María se había quedado afuera, llorando junto al sepulcro. Mientras lloraba, se asomó al sepulcro y vio a dos ángeles vestidos de blanco, sentados uno a la cabecera y otro a los pies del lugar donde había sido puesto el cuerpo de Jesús. Ellos le dijeron: “Mujer, ¿por qué lloras?”. María respondió: “Porque se han llevado a mi Señor y no sé dónde lo han puesto”. Al decir esto se dio vuelta y vio a Jesús, que estaba allí, pero no lo reconoció. Jesús le preguntó: “Mujer, ¿por qué lloras? ¿A quién buscas?”. Ella, pensando que era el cuidador de la huerta, le respondió: “Señor, si tú lo has llevado, dime dónde lo has puesto y yo iré a buscarlo”. Jesús le dijo: “¡María!”.
Ella lo reconoció y le dijo en hebreo: “¡Raboní!”, es decir “¡Maestro!”. Jesús le dijo: “No me retengas, porque todavía no he subido al Padre. Ve a decir a mis hermanos: ‘Subo a mi Padre, el Padre de ustedes; a mi Dios, el Dios de ustedes'”. María Magdalena fue a anunciar a los discípulos que había visto al Señor y que él le había dicho esas palabras.
Qué hermoso, hoy contemplar este relato, de esta mujer: María la Magdalena, la primera que vio, la primera que contempló al Señor resucitado. Hay un escrito de Martín Descalzo y me gustaría compartirlo en esta oportunidad contigo. Dice Martín Descalzo que “…la primera estación de este camino de la luz le toco vivirla a María Magdalena, apasionante personaje a quien le amó con todo su corazón de mujer. Por eso, tras la muerte del Maestro amado, andaba como muerta. Había perdido su razón de vivir. Se la había perdonado mucho porque había amado mucho y ahora —muerto Él— ya no sabía que hacer con su amor y con su vida. Por eso caminaba como enloquecida por los caminos. Por eso, cuando supo que el sepulcro estaba vacío, no pudo esperar.
Pero María, que tal vez ha seguido de lejos a los dos apóstoles, no se resigna. No le basta la tumba vacía. Le busca a Él. Aún no le imagina resucitado. Pero necesita su cuerpo muerto, que es ya lo único que le queda en el mundo… y gira en torno al jardín en que le han enterrado. María más bien una mujer atontada, golpeada por la desgracia tan fuertemente que de su cabeza solo salen ingenuidades. Cuando los discípulos se van, ella se obstina en quedarse allí, pero no porque espere algo concreto, sino por simple desconcierto. No se queda ni dentro, ni fuera de la tumba, no busca, no indaga. Llora, como una pobre mujer que no sabe ni lo que dice ni lo que hace. Su cabeza esta vacía de tanto llorar. No ve o ve sin ver.

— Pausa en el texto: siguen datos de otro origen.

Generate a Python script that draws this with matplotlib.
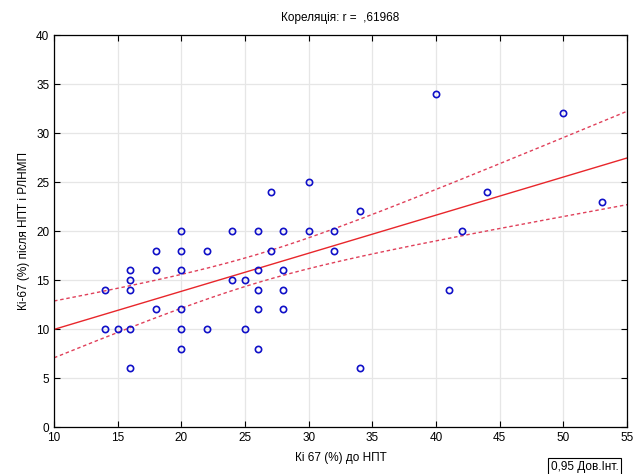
import matplotlib.pyplot as plt
import numpy as np

plt.rcParams['font.family'] = ['Liberation Sans', 'DejaVu Sans']

# Ki-67 before (x) and after (y)
ki_before = [14, 14, 15, 16, 16, 16, 16, 16, 18, 18, 18, 20, 20, 20, 20, 20, 20,
             22, 22, 24, 24, 25, 25, 26, 26, 26, 26, 26, 27, 27, 28, 28, 28, 28,
             30, 30, 32, 32, 34, 34, 40, 41, 42, 44, 50, 53]
ki_after = [14, 10, 10, 16, 15, 14, 10, 6, 18, 16, 12, 20, 18, 16, 12, 10, 8,
            18, 10, 20, 15, 15, 10, 20, 16, 14, 12, 8, 24, 18, 20, 16, 14, 12,
            25, 20, 20, 18, 22, 6, 34, 14, 20, 24, 32, 23]
title_text = 'Кореляція: r =  ,61968'

x = np.array(ki_before, dtype=float)
y = np.array(ki_after, dtype=float)
n = len(x)
b, a = np.polyfit(x, y, 1)
resid = y - (a + b * x)
s = np.sqrt(np.sum(resid ** 2) / (n - 2))
t = 2.0141  # t(0.975, n-2)

xs = np.linspace(10, 55, 200)
ys = a + b * xs
se = s * np.sqrt(1.0 / n + (xs - x.mean()) ** 2 / np.sum((x - x.mean()) ** 2))

fig = plt.figure(figsize=(6.36, 4.74), dpi=100)
ax = fig.add_axes([0.085, 0.099, 0.901, 0.827])

ax.grid(True, color='#e6e6e6', linewidth=0.9)
ax.set_axisbelow(True)
ax.plot(xs, ys, color='#e8262b', linewidth=1.0)
ax.plot(xs, ys + t * se, color='#e0405a', linewidth=1.0, linestyle=(0, (2.5, 2)))
ax.plot(xs, ys - t * se, color='#e0405a', linewidth=1.0, linestyle=(0, (2.5, 2)))
ax.plot(x, y, 'o', markerfacecolor='none', markeredgecolor='#1010c8',
        markersize=4.5, markeredgewidth=1.2, linestyle='none')

ax.set_xlim(10, 55)
ax.set_ylim(0, 40)
ax.set_xticks(range(10, 56, 5))
ax.set_yticks(range(0, 41, 5))
ax.tick_params(direction='in', top=True, right=True, labelsize=8.5, length=4)
for sp in ax.spines.values():
    sp.set_linewidth(0.9)

ax.set_title(title_text, fontsize=8.5, pad=10)
ax.set_xlabel('Кі 67 (%) до НПТ', fontsize=8.5, labelpad=6)
ax.set_ylabel('Кі-67 (%) після НПТ і РЛНМП', fontsize=8.5, labelpad=4)

fig.text(0.866, 0.008, '0,95 Дов.Інт.', fontsize=8.5,
         bbox=dict(boxstyle='square,pad=0.25', facecolor='white', edgecolor='black', linewidth=0.8))

fig.savefig('out.png', dpi=100)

Jesús se deja conocer entonces. Y tampoco ahora Juan usa el melodrama. Pone en labios del Resucitado algo tan simple como un nombre familiar dicho de un determinado modo. Y basta ese nombre para penetrar las tinieblas que rodean a la mujer. Desaparecen miedos y temores y se abre paso una fe esplendorosa. Ahora sí siente María que caen todas las barreras. Se arroja a los pies de Jesús como hiciera en el convite en casa de Simón y comienza a besar y abrazar sus pies descalzos. No dice frases solemnes, sólo el dulce y respetuoso título de «Maestro». Luego, la mujer se convierte en mensajero de lo que ha visto. No dice simplemente que Él ha resucitado. Cuenta que le ha visto y trasmite fielmente y sin exaltaciones su mensaje para los apóstoles...".
Hasta aquí el texto de Martín Descalzo. Es precioso, ¿verdad?, cuántas lágrimas, cuántos miedos cuántos dolores, cuántas cobardías, cuánto frío en el corazón y todo eso nos impide experimentar, escuchar y anunciar al resucitado. ¿Cuántas veces nos cuesta encontrar al resucitado en los dolores y las lágrimas de los demás? ¿cuánto nos cuesta encontrar al Señor resucitado en medio de la pandemia, de la enfermedad, de la muerte. Danos Señor, un corazón apasionado por Ti, como el de María. Susurra, di nuestro nombre de nuevo para que nuestra vida estalle de vida resucitada y nunca deje de anunciarte. María, auxilio de los cristianos ruega por nosotros. La bendición de Dios Todopoderoso, Padre, Hijo y Espíritu Santo descienda sobre ti y te acompañe siempre. Un bonito día, un abrazo fuerte.